> **AIM OF THE TASK**
Look through the data below and output, unchanged, every line from the one holding "What matplotlib code" through the one holding "ax.set_facecolor(BG)", inclusive. Skip the pictures.

> **TASK DATA**
• • • •

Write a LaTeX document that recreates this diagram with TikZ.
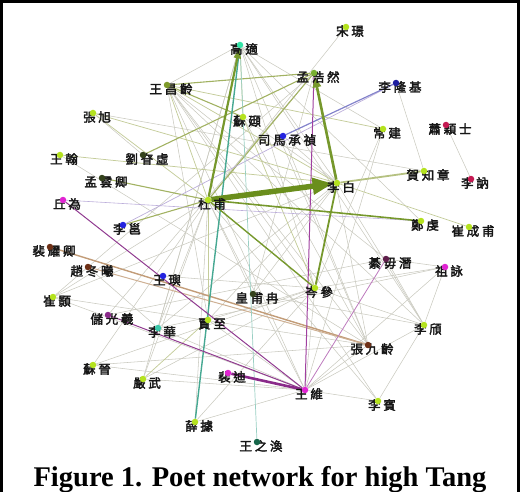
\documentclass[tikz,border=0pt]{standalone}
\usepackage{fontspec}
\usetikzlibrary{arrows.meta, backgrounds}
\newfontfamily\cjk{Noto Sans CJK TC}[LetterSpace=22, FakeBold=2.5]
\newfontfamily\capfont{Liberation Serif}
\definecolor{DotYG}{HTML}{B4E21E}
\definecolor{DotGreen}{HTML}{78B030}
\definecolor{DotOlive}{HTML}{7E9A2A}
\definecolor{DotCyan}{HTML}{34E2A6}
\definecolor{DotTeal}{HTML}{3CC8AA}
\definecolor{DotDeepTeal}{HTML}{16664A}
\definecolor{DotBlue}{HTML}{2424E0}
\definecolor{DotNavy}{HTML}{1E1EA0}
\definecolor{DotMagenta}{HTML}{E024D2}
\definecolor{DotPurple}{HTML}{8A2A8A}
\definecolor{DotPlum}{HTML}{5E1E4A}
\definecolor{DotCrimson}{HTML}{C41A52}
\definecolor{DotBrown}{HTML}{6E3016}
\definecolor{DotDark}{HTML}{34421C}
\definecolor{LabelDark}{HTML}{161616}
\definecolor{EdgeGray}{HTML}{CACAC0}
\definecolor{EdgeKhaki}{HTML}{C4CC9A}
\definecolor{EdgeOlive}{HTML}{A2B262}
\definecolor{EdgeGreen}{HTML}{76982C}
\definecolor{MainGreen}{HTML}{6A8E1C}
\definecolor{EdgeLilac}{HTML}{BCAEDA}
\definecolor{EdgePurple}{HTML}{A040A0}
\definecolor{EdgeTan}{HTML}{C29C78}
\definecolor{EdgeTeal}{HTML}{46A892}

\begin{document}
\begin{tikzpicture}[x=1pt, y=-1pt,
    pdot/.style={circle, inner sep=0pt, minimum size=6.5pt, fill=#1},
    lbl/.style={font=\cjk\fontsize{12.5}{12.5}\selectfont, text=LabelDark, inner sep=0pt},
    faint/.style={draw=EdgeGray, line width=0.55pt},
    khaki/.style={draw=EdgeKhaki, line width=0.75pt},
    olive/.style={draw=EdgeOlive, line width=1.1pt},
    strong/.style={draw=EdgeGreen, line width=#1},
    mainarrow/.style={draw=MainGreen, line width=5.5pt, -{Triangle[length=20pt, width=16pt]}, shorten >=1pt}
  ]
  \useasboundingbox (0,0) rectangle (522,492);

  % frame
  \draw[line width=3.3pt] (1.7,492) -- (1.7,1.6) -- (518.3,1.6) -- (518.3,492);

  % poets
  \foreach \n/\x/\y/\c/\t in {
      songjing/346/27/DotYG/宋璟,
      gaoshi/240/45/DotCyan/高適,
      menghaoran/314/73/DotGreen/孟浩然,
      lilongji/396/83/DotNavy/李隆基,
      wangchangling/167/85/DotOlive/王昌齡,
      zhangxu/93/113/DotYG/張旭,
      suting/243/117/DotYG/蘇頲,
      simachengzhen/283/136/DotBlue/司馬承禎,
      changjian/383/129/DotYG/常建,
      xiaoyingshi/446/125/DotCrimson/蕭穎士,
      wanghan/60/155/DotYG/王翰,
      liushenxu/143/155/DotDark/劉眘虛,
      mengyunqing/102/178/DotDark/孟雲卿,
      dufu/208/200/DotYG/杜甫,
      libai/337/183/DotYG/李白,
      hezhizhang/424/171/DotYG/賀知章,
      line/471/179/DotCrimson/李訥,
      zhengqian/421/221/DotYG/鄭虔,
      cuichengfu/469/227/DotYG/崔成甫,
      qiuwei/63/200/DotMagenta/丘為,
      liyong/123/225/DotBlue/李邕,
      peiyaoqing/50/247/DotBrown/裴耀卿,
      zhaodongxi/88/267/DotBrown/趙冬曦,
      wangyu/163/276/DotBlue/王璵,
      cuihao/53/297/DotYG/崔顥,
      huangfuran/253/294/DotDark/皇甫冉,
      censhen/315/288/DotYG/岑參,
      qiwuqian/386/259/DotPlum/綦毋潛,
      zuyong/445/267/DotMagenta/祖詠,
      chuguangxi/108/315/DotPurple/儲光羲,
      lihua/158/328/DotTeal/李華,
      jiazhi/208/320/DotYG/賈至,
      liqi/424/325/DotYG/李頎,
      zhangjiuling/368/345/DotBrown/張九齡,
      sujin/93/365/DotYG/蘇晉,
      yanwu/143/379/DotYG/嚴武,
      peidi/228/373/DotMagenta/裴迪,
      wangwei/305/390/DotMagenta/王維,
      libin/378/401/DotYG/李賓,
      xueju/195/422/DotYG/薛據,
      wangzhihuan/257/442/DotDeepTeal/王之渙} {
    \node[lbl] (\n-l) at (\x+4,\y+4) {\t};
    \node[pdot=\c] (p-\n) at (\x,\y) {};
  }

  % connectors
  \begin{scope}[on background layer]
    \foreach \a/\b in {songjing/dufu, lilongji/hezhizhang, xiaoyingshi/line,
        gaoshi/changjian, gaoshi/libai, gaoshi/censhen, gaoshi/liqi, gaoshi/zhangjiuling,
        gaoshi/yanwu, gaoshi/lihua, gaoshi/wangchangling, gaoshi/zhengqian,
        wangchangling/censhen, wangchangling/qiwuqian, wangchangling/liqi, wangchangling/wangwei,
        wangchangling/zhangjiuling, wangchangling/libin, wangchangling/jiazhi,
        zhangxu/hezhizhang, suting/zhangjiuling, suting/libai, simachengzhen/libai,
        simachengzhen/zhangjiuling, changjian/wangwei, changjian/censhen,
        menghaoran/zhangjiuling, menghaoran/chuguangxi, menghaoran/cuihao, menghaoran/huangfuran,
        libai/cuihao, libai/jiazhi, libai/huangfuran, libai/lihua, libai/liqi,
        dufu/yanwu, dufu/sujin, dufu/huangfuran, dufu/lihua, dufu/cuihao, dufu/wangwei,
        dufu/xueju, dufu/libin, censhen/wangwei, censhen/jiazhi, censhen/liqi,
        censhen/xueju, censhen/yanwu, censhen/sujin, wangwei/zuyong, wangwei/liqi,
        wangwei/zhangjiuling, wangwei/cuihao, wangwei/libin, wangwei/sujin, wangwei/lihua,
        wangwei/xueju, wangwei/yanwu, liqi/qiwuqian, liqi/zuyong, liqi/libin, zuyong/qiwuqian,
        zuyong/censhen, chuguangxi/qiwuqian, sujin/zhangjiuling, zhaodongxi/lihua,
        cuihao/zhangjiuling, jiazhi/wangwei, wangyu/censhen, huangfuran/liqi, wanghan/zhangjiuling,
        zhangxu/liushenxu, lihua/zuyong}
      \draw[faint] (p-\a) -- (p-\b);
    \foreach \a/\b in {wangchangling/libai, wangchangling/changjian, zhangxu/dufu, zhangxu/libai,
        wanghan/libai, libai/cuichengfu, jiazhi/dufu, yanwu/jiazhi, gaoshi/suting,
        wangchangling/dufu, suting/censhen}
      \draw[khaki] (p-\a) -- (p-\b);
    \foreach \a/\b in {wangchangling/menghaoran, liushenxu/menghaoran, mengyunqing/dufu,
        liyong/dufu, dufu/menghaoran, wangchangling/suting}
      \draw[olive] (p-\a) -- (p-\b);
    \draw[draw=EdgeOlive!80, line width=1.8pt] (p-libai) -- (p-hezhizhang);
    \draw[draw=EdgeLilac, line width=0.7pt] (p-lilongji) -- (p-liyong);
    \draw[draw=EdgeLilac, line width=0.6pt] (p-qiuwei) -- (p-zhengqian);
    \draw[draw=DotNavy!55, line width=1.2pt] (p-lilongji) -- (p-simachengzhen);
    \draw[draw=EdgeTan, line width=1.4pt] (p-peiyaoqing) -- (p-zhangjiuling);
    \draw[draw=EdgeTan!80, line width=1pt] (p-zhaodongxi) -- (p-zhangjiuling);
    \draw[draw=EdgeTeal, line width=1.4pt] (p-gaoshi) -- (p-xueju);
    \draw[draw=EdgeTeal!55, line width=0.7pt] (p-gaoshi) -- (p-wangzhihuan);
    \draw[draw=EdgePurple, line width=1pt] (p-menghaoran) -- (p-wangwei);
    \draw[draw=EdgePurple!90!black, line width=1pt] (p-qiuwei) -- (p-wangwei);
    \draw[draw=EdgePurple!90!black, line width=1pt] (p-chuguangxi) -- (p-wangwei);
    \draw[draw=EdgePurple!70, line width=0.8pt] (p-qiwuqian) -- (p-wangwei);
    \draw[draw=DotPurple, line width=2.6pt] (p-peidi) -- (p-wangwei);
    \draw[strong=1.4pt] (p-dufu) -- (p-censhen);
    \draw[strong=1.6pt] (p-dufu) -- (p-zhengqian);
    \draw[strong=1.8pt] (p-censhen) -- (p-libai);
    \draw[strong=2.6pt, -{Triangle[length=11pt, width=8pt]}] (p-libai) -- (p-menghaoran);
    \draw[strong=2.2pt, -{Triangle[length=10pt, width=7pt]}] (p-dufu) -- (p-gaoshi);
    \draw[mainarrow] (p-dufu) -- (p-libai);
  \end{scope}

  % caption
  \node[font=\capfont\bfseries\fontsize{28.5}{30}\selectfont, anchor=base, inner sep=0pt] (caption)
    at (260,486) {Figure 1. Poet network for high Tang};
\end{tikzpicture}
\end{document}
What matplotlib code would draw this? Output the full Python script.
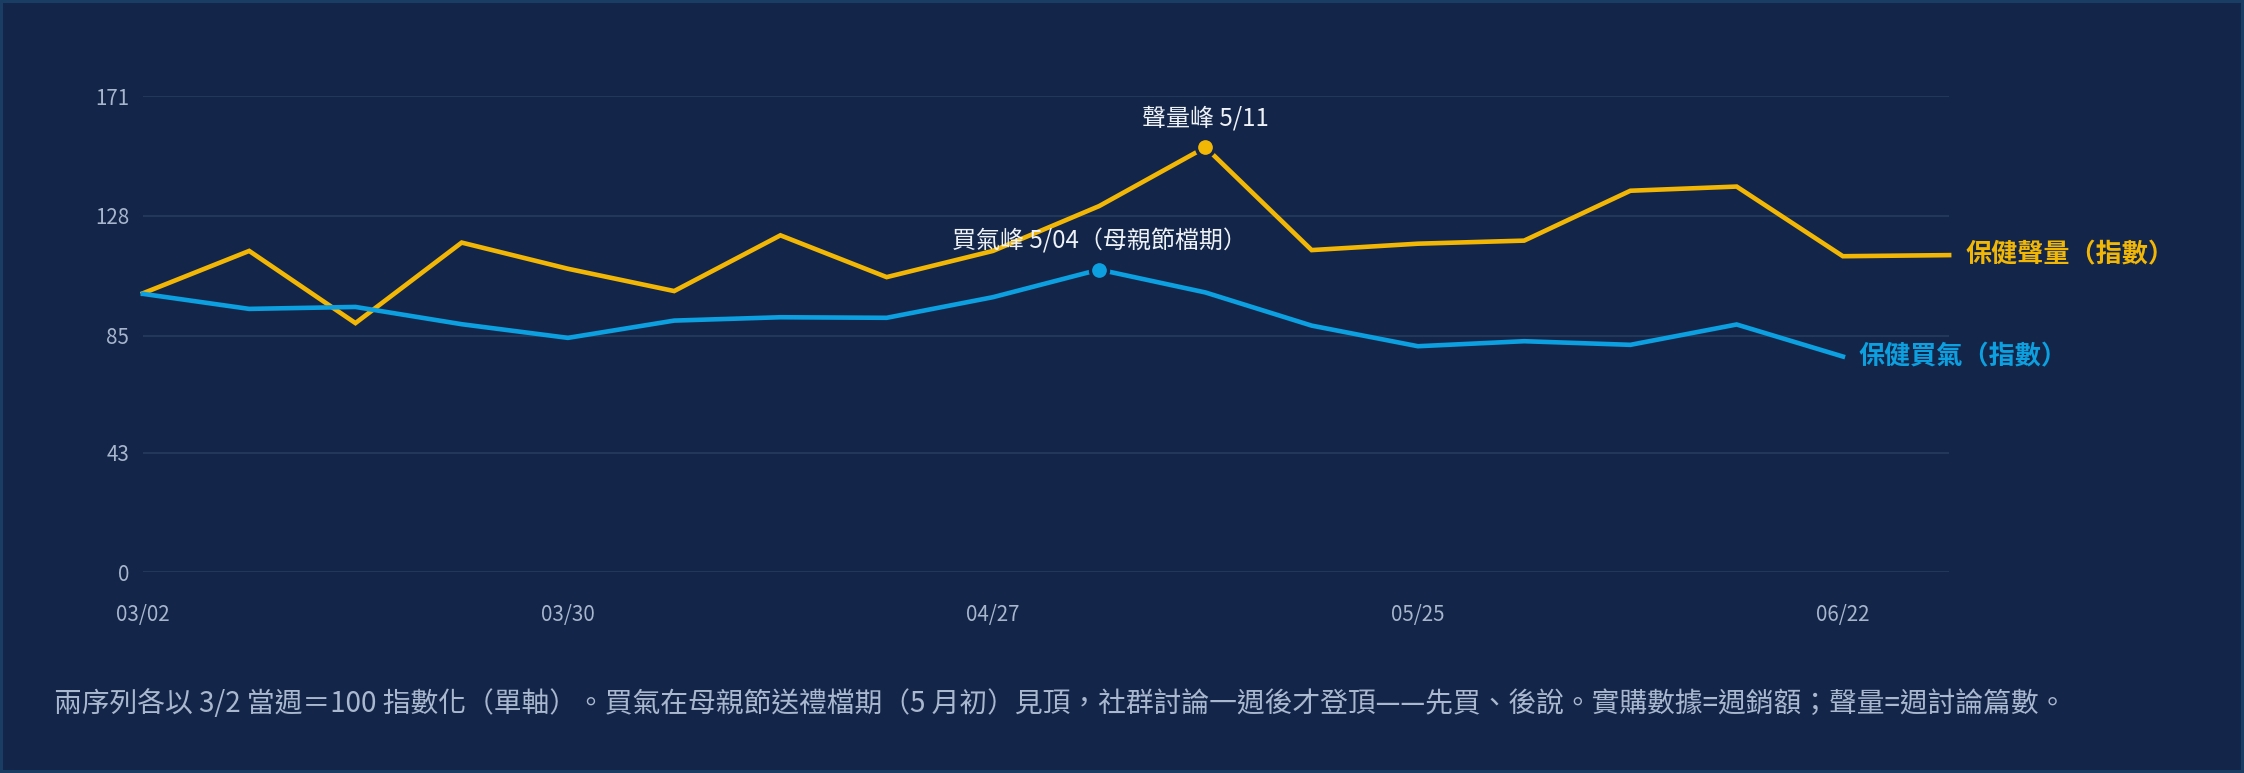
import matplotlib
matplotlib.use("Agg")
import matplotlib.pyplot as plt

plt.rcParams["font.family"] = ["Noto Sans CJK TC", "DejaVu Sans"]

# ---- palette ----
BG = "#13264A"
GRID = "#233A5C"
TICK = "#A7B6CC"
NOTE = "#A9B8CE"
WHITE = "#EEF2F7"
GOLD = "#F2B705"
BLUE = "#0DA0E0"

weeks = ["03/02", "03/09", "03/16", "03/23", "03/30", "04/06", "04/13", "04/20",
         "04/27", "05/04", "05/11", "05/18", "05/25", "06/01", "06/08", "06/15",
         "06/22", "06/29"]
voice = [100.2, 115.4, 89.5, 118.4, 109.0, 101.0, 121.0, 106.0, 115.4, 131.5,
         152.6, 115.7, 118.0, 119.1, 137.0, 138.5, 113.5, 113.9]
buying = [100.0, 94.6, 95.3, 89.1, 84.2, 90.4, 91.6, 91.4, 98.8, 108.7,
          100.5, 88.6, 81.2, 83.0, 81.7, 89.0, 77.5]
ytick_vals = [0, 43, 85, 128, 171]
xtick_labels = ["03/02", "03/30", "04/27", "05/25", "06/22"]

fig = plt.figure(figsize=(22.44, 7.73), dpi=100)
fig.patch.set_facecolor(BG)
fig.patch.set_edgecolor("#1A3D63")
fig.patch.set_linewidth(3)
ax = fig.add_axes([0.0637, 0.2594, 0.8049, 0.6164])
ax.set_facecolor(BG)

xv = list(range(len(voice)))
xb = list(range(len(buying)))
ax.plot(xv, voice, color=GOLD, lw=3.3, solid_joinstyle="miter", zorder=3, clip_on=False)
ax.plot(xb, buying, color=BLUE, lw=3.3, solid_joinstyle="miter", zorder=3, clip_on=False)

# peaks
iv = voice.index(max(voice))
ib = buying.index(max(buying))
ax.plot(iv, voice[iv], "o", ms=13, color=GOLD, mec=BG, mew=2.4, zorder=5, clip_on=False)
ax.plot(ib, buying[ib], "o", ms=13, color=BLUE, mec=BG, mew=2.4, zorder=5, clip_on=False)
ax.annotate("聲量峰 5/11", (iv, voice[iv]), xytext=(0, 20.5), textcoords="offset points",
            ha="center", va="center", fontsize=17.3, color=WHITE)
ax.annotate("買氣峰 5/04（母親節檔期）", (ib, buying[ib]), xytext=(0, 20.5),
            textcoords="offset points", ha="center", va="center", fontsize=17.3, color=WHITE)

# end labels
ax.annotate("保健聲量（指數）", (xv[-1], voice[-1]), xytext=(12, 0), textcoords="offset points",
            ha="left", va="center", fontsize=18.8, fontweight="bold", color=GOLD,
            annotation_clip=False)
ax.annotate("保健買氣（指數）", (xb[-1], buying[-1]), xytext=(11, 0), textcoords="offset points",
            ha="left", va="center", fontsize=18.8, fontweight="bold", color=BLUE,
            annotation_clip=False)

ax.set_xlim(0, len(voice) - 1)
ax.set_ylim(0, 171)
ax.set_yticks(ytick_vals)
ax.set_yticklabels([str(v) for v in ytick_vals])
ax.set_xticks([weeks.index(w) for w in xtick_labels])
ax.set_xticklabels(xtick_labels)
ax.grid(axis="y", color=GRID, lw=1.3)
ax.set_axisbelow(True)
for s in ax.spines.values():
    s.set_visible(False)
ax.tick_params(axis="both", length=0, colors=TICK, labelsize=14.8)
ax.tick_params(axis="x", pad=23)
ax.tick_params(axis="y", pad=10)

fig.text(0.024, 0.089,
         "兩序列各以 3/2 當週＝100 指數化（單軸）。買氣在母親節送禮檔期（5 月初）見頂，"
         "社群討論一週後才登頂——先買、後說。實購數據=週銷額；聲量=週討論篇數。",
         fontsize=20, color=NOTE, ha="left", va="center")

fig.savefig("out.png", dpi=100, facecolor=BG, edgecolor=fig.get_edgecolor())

• • • •

> **TASK RESULT**
What matplotlib code would draw this? Output the full Python script.
import matplotlib
matplotlib.use("Agg")
import matplotlib.pyplot as plt

plt.rcParams["font.family"] = ["Noto Sans CJK TC", "DejaVu Sans"]

# ---- palette ----
BG = "#13264A"
GRID = "#233A5C"
TICK = "#A7B6CC"
NOTE = "#A9B8CE"
WHITE = "#EEF2F7"
GOLD = "#F2B705"
BLUE = "#0DA0E0"

weeks = ["03/02", "03/09", "03/16", "03/23", "03/30", "04/06", "04/13", "04/20",
         "04/27", "05/04", "05/11", "05/18", "05/25", "06/01", "06/08", "06/15",
         "06/22", "06/29"]
voice = [100.2, 115.4, 89.5, 118.4, 109.0, 101.0, 121.0, 106.0, 115.4, 131.5,
         152.6, 115.7, 118.0, 119.1, 137.0, 138.5, 113.5, 113.9]
buying = [100.0, 94.6, 95.3, 89.1, 84.2, 90.4, 91.6, 91.4, 98.8, 108.7,
          100.5, 88.6, 81.2, 83.0, 81.7, 89.0, 77.5]
ytick_vals = [0, 43, 85, 128, 171]
xtick_labels = ["03/02", "03/30", "04/27", "05/25", "06/22"]

fig = plt.figure(figsize=(22.44, 7.73), dpi=100)
fig.patch.set_facecolor(BG)
fig.patch.set_edgecolor("#1A3D63")
fig.patch.set_linewidth(3)
ax = fig.add_axes([0.0637, 0.2594, 0.8049, 0.6164])
ax.set_facecolor(BG)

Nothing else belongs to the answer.